Being a CPO – five things I wish I’d done as a procurement leader (part 3)

Here is the third post in our series relating back to my time as a CPO.  (I was European Procurement Director for the Dun & Bradstreet Corporation in the early 90s. I then became Procurement Director for the Department of Social Security and my final CPO role was as Group Procurement Director for the NatWest banking group).

My purpose is very much to help others. I think I’m most unlikely to do a CPO role ever again, so I’m hoping some readers might avoid some of my mistakes – and even learn from the odd success!

No. 3  - I wish I’d been bolder in terms of seeking investment in Procurement

It’s never easy asking for money, and of course many of us in procurement are by nature fairly cautious with our money. One might even say a little parsimonious at times, miserly perhaps at the extreme? I don’t think I quite fall into that category, but I was certainly cautious, and saw that as an admirable trait.  Which in most cases and for most of the time, it is. However, there are times when one needs to be bold, and that was never something that came easily to me.

It’s not impossible to drive change without spending money, but it is tough, it takes longer and I suspect it is even harder to do it today than it was when I was a CPO. Investment, whether it is in tools and software, people (through recruitment and training), or consulting and similar support, can definitely accelerate the change and increase the chances of success.

And what I’ve learnt is that generally the CPOs who drive the most visible change and the biggest  success are prepared to put their hands up and say, “I can deliver these benefits, but I am going to need some investment to achieve them”. I wasn’t very good at doing that, partly because of this innate caution about spending money.

It’s also worth noting that the best time to have the conversation is very early in your tenure with an organisation or when you take up a new role. Indeed, if you are really courageous, talk about it at final interview stage. If you don’t get good signals back, then you can decide if you are still interested in a role where investment may not be on the table (it might still be a decent job but at least you know where you stand).

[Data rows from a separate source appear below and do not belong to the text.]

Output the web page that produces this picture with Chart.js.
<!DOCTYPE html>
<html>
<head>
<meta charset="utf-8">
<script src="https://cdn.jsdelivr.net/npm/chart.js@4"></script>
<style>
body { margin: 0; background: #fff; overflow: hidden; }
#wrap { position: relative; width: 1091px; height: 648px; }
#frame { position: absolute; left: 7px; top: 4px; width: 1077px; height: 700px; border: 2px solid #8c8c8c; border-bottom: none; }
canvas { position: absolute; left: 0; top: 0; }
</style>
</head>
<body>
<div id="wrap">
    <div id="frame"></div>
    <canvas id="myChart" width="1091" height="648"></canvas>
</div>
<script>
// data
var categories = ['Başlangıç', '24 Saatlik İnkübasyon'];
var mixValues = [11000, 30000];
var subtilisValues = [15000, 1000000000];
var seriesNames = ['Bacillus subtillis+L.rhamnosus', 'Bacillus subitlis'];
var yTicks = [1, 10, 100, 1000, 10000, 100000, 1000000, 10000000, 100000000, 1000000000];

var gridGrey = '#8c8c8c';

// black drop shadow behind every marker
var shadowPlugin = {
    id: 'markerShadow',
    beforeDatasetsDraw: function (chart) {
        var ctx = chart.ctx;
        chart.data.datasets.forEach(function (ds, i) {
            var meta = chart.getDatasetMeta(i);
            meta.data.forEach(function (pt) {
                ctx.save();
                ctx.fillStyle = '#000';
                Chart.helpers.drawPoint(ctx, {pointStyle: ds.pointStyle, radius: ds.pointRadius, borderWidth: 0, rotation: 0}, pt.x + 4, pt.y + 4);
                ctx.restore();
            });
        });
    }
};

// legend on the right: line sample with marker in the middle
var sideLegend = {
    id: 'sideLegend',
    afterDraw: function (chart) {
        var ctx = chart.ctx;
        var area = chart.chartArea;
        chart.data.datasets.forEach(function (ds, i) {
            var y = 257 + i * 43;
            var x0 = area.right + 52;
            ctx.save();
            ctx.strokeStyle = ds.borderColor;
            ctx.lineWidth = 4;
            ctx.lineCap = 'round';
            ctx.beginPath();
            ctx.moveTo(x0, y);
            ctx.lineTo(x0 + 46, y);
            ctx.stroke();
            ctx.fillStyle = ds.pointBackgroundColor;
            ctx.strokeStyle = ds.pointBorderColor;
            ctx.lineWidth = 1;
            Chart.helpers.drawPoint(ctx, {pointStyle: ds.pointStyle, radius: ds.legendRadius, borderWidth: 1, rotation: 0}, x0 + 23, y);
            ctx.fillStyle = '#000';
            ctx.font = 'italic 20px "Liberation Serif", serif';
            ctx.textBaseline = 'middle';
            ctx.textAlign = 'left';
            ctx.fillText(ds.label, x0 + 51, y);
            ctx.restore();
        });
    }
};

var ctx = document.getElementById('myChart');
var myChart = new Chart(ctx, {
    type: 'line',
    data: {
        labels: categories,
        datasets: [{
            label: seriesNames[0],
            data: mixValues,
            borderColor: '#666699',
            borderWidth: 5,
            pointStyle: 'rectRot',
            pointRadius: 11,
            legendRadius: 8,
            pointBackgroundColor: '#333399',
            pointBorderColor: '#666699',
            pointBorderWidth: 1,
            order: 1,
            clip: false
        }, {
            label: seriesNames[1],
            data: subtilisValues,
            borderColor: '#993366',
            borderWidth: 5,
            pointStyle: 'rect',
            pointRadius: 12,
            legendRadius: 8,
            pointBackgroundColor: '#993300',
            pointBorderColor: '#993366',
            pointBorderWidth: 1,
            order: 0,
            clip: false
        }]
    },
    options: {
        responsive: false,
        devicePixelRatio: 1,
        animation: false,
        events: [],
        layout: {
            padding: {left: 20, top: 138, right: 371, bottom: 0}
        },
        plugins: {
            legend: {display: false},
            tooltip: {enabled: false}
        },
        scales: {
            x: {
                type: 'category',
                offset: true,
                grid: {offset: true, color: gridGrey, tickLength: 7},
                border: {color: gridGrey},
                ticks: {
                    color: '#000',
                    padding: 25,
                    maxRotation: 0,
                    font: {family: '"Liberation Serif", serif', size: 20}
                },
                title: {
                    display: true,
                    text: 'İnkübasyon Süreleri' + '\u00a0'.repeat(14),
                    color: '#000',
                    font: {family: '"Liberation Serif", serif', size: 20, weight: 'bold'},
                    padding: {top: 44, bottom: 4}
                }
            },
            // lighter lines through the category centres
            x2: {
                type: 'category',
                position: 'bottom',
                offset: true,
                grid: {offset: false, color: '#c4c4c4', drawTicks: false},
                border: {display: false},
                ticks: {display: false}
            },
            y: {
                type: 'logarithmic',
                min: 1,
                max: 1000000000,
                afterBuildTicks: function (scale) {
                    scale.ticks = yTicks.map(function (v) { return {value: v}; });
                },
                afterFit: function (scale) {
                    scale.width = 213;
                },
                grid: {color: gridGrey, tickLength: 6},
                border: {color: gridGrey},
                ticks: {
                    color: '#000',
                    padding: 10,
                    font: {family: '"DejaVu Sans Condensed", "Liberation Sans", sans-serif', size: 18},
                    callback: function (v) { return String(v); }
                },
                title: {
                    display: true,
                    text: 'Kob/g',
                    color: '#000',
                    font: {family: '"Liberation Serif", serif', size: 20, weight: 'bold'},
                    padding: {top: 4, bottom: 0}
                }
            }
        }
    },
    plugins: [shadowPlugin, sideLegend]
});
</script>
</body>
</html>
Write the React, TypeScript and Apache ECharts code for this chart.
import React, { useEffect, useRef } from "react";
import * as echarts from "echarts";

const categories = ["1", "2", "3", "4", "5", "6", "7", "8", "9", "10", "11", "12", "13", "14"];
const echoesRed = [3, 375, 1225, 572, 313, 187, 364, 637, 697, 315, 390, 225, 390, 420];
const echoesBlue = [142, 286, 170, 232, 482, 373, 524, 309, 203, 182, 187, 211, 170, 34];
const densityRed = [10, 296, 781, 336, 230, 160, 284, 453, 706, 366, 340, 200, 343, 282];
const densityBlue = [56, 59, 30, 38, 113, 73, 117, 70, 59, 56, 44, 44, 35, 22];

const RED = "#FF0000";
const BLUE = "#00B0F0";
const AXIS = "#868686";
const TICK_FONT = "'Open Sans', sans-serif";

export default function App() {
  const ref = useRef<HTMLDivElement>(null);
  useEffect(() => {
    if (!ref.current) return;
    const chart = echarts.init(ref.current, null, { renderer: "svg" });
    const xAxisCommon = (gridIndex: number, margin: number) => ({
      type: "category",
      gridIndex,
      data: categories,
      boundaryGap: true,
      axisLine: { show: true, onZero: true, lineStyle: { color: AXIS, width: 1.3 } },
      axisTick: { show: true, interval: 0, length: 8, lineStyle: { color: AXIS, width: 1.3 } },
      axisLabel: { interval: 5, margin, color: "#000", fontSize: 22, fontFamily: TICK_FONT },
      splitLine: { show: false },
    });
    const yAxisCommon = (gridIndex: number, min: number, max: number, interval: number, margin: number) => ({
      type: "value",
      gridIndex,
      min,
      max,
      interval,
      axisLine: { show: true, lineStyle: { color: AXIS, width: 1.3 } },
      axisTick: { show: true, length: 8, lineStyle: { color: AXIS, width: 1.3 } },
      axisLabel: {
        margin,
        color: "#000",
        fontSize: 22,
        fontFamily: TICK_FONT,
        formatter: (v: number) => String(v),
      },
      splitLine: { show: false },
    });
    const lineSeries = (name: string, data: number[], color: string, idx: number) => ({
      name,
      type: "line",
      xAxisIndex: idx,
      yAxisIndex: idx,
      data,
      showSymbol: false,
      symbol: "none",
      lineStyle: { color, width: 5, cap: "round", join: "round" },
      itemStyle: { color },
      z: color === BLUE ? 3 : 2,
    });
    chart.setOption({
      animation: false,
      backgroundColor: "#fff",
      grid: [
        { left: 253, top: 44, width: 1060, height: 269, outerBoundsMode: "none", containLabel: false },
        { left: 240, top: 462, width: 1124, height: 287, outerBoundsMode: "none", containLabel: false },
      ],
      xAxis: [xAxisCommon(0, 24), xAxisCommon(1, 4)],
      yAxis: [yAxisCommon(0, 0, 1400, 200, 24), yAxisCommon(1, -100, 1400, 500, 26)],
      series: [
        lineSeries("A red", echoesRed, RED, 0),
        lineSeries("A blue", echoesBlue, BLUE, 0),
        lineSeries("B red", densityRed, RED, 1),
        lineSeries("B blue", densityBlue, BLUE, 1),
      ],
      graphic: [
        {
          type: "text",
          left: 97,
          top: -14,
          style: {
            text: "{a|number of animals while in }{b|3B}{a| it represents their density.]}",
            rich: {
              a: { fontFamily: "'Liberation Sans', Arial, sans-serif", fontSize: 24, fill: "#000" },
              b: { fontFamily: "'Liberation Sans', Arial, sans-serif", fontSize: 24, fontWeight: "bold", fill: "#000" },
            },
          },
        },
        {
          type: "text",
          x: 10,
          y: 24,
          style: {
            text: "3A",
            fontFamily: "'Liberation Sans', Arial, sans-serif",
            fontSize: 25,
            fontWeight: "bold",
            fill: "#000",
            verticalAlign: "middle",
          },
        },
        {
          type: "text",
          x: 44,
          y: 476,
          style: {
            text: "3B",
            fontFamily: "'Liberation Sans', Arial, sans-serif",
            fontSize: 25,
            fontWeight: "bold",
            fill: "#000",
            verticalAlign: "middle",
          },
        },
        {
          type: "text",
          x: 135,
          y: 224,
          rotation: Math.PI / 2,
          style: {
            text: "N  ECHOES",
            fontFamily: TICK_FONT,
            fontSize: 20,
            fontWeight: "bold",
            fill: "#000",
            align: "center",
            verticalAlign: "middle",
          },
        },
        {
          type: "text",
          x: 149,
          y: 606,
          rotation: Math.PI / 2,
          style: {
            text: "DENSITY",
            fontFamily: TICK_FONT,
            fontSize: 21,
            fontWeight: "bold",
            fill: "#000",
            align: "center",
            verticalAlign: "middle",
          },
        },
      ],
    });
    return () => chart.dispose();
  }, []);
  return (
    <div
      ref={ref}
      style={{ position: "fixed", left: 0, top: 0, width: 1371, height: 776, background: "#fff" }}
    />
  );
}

If you leave it until you’ve been in the role for 2 years, the danger is the organisation perceives everything is fine, they like you, results look good – so why spend a million or two on a "transformation programme"?

The other opportunity you may have to make the case for investment is if there is a “burning platform“ - or you can create the perception that there is one. But that’s a topic for another day I think.

Anyway, you have a choice. You don’t have to be bold, and many CPOs do just fine without putting their heads above the parapet. But, you only get one chance in life, and as a CPO of an organisation to really make an impact. So I should have been a bit more daring!